One of Alan Turing's most influential papers is his 1950 Computing machinery and intelligence, in which he introduces the famous "Turing test" for probing the nature of intelligence by evaluating the abilities of machines to behave as humans. In this test, which he calls the "Imitation Game," a (human) referee has to distinguish between two (remote and separate) entities, a human and a computer, only by observing answers to a sequence of arbitrary questions to each entity.

This lecture will exposit, through examples from a surprisingly diverse array of settings, the remarkable power of this basic idea to understand many other concepts. I will discuss variations of the Imitation Game in which we change the nature of the referee, and of the objects to be distinguished, to yield different analogs of the Turing test. These new Imitation Games lead to novel, precise, and operative definitions of classical notions, including secret, knowledge, privacy, randomness, proof, fairness, and others. These definitions have in turn led to numerous results, applications, and understanding.

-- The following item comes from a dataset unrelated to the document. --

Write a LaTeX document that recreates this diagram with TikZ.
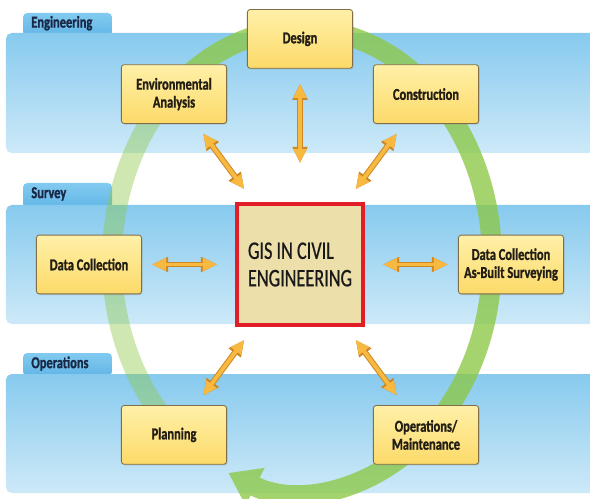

Some, among many consequences of this fundamental paradigm, are the foundations of cryptography, the surprising discoveries on the power and limits of randomness, the recent influential notion of differential privacy, and breakthrough results on patterns in the prime numbers and navigation in networks. Central to each of these settings are computational and information theoretic limitations placed on the referee in the relevant Imitation Game.This lecture will survey some of these developments. It assumes no specific background knowledge.

Short Bio:

Avi Wigderson is a mathematician and computer scientist. He is the Herbert H. Maass Professor in the school of mathematics at the Institute for Advanced Study in Princeton, New Jersey, United States of America. He is member of the American Academy of Arts and Sciences and US National Academy of Sciences. His research interests include complexity theory, parallel algorithms, graph theory, cryptography, distributed computing, and neural networks. Wigderson received the Abel Prize in 2021 for his work in theoretical computer science. He also won the Nevanlinna Prize in 1994, the Gödel Prize in 2009, the Knuth Prize in 2019.